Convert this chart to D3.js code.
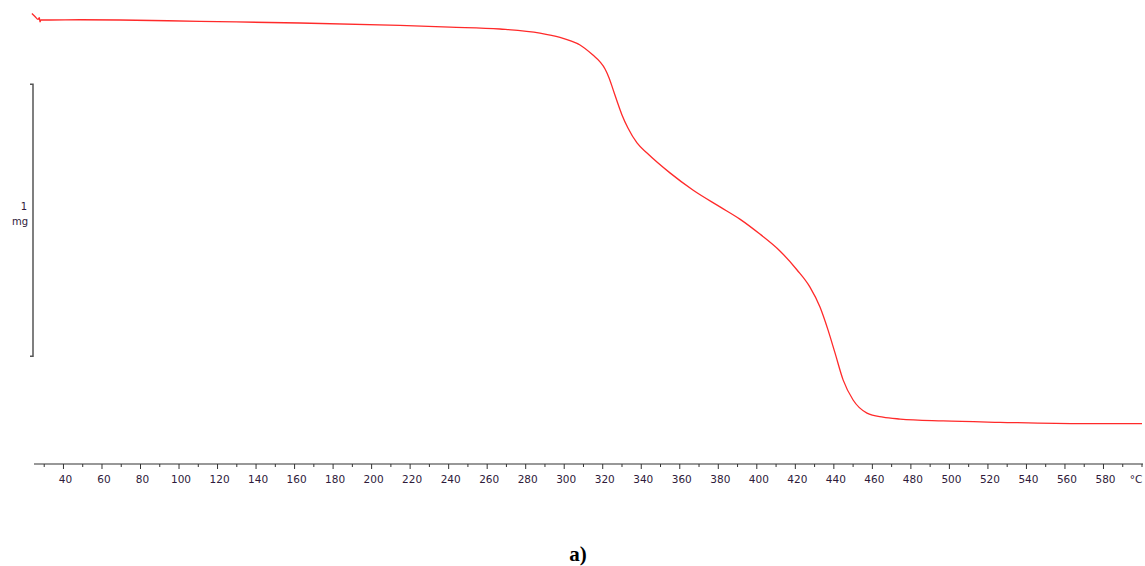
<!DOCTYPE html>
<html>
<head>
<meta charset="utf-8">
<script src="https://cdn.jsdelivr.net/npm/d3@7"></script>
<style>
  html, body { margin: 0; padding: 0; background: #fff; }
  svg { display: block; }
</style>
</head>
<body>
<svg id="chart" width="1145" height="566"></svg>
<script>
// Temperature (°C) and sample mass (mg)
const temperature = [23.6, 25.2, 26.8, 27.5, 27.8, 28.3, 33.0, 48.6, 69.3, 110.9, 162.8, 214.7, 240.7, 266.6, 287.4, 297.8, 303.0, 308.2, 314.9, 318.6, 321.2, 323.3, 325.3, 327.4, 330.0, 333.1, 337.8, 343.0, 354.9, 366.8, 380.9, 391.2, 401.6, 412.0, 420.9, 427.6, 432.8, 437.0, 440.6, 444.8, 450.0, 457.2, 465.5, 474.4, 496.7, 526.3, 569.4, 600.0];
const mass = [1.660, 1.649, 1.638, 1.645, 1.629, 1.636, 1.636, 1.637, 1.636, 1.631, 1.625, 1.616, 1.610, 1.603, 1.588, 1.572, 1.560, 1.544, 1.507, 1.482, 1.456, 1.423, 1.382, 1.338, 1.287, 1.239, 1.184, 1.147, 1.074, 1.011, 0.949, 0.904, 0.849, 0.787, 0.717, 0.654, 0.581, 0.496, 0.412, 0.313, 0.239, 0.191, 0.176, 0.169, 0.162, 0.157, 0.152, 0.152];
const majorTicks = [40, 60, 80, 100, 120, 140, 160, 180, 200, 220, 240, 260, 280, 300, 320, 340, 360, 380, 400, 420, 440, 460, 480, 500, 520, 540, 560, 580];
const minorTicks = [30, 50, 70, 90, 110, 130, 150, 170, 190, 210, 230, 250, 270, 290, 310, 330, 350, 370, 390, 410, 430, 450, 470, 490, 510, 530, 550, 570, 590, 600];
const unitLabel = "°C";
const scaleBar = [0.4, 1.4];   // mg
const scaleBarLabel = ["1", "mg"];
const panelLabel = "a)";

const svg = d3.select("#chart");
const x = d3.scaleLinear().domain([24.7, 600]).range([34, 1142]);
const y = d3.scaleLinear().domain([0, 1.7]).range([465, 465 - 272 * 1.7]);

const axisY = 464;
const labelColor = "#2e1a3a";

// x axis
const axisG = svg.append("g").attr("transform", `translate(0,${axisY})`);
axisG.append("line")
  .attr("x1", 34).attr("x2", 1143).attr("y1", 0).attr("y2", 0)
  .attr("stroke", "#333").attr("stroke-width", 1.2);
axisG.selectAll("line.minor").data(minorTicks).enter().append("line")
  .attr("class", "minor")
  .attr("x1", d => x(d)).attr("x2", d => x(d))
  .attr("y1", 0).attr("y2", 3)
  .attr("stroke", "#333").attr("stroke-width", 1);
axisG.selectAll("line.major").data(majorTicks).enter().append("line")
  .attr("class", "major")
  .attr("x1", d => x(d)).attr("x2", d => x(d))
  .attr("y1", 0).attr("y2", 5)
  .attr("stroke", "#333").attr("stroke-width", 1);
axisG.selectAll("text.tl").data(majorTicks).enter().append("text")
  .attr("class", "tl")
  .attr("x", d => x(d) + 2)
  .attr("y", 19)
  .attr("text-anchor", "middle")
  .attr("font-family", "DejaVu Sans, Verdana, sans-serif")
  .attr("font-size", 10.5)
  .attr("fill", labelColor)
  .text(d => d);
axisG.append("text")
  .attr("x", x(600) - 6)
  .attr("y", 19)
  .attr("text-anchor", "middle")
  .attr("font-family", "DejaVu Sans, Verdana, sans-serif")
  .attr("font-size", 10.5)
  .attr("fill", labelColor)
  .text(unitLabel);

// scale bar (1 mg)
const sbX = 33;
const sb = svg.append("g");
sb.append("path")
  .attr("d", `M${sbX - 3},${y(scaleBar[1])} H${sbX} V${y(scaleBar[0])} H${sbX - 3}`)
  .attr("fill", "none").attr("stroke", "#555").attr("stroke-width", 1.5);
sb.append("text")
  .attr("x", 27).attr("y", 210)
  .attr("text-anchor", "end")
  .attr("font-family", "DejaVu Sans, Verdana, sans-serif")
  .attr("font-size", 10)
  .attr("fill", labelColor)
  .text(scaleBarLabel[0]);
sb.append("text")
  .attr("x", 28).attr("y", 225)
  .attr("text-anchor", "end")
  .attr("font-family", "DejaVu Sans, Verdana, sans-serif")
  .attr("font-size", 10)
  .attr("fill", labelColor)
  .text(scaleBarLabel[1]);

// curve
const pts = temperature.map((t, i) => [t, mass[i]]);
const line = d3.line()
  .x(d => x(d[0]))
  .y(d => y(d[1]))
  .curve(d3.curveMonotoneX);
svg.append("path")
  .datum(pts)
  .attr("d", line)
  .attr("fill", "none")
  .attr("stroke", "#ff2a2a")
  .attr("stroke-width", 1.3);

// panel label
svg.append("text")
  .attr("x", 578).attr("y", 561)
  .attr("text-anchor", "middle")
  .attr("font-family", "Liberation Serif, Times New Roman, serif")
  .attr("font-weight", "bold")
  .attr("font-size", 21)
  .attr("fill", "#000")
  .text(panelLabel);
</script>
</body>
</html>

Task instructions
Copy all the lines of data exactly as they appear, dropping any images.

Answer in full
Convert this chart to D3.js code.
<!DOCTYPE html>
<html>
<head>
<meta charset="utf-8">
<script src="https://cdn.jsdelivr.net/npm/d3@7"></script>
<style>
  html, body { margin: 0; padding: 0; background: #fff; }
  svg { display: block; }
</style>
</head>
<body>
<svg id="chart" width="1145" height="566"></svg>
<script>
// Temperature (°C) and sample mass (mg)
const temperature = [23.6, 25.2, 26.8, 27.5, 27.8, 28.3, 33.0, 48.6, 69.3, 110.9, 162.8, 214.7, 240.7, 266.6, 287.4, 297.8, 303.0, 308.2, 314.9, 318.6, 321.2, 323.3, 325.3, 327.4, 330.0, 333.1, 337.8, 343.0, 354.9, 366.8, 380.9, 391.2, 401.6, 412.0, 420.9, 427.6, 432.8, 437.0, 440.6, 444.8, 450.0, 457.2, 465.5, 474.4, 496.7, 526.3, 569.4, 600.0];
const mass = [1.660, 1.649, 1.638, 1.645, 1.629, 1.636, 1.636, 1.637, 1.636, 1.631, 1.625, 1.616, 1.610, 1.603, 1.588, 1.572, 1.560, 1.544, 1.507, 1.482, 1.456, 1.423, 1.382, 1.338, 1.287, 1.239, 1.184, 1.147, 1.074, 1.011, 0.949, 0.904, 0.849, 0.787, 0.717, 0.654, 0.581, 0.496, 0.412, 0.313, 0.239, 0.191, 0.176, 0.169, 0.162, 0.157, 0.152, 0.152];
const majorTicks = [40, 60, 80, 100, 120, 140, 160, 180, 200, 220, 240, 260, 280, 300, 320, 340, 360, 380, 400, 420, 440, 460, 480, 500, 520, 540, 560, 580];
const minorTicks = [30, 50, 70, 90, 110, 130, 150, 170, 190, 210, 230, 250, 270, 290, 310, 330, 350, 370, 390, 410, 430, 450, 470, 490, 510, 530, 550, 570, 590, 600];
const unitLabel = "°C";
const scaleBar = [0.4, 1.4];   // mg
const scaleBarLabel = ["1", "mg"];
const panelLabel = "a)";

const svg = d3.select("#chart");
const x = d3.scaleLinear().domain([24.7, 600]).range([34, 1142]);
const y = d3.scaleLinear().domain([0, 1.7]).range([465, 465 - 272 * 1.7]);

const axisY = 464;
const labelColor = "#2e1a3a";

// x axis
const axisG = svg.append("g").attr("transform", `translate(0,${axisY})`);
axisG.append("line")
  .attr("x1", 34).attr("x2", 1143).attr("y1", 0).attr("y2", 0)
  .attr("stroke", "#333").attr("stroke-width", 1.2);
axisG.selectAll("line.minor").data(minorTicks).enter().append("line")
  .attr("class", "minor")
  .attr("x1", d => x(d)).attr("x2", d => x(d))
  .attr("y1", 0).attr("y2", 3)
  .attr("stroke", "#333").attr("stroke-width", 1);
axisG.selectAll("line.major").data(majorTicks).enter().append("line")
  .attr("class", "major")
  .attr("x1", d => x(d)).attr("x2", d => x(d))
  .attr("y1", 0).attr("y2", 5)
  .attr("stroke", "#333").attr("stroke-width", 1);
axisG.selectAll("text.tl").data(majorTicks).enter().append("text")
  .attr("class", "tl")
  .attr("x", d => x(d) + 2)
  .attr("y", 19)
  .attr("text-anchor", "middle")
  .attr("font-family", "DejaVu Sans, Verdana, sans-serif")
  .attr("font-size", 10.5)
  .attr("fill", labelColor)
  .text(d => d);
axisG.append("text")
  .attr("x", x(600) - 6)
  .attr("y", 19)
  .attr("text-anchor", "middle")
  .attr("font-family", "DejaVu Sans, Verdana, sans-serif")
  .attr("font-size", 10.5)
  .attr("fill", labelColor)
  .text(unitLabel);

// scale bar (1 mg)
const sbX = 33;
const sb = svg.append("g");
sb.append("path")
  .attr("d", `M${sbX - 3},${y(scaleBar[1])} H${sbX} V${y(scaleBar[0])} H${sbX - 3}`)
  .attr("fill", "none").attr("stroke", "#555").attr("stroke-width", 1.5);
sb.append("text")
  .attr("x", 27).attr("y", 210)
  .attr("text-anchor", "end")
  .attr("font-family", "DejaVu Sans, Verdana, sans-serif")
  .attr("font-size", 10)
  .attr("fill", labelColor)
  .text(scaleBarLabel[0]);
sb.append("text")
  .attr("x", 28).attr("y", 225)
  .attr("text-anchor", "end")
  .attr("font-family", "DejaVu Sans, Verdana, sans-serif")
  .attr("font-size", 10)
  .attr("fill", labelColor)
  .text(scaleBarLabel[1]);

// curve
const pts = temperature.map((t, i) => [t, mass[i]]);
const line = d3.line()
  .x(d => x(d[0]))
  .y(d => y(d[1]))
  .curve(d3.curveMonotoneX);
svg.append("path")
  .datum(pts)
  .attr("d", line)
  .attr("fill", "none")
  .attr("stroke", "#ff2a2a")
  .attr("stroke-width", 1.3);

// panel label
svg.append("text")
  .attr("x", 578).attr("y", 561)
  .attr("text-anchor", "middle")
  .attr("font-family", "Liberation Serif, Times New Roman, serif")
  .attr("font-weight", "bold")
  .attr("font-size", 21)
  .attr("fill", "#000")
  .text(panelLabel);
</script>
</body>
</html>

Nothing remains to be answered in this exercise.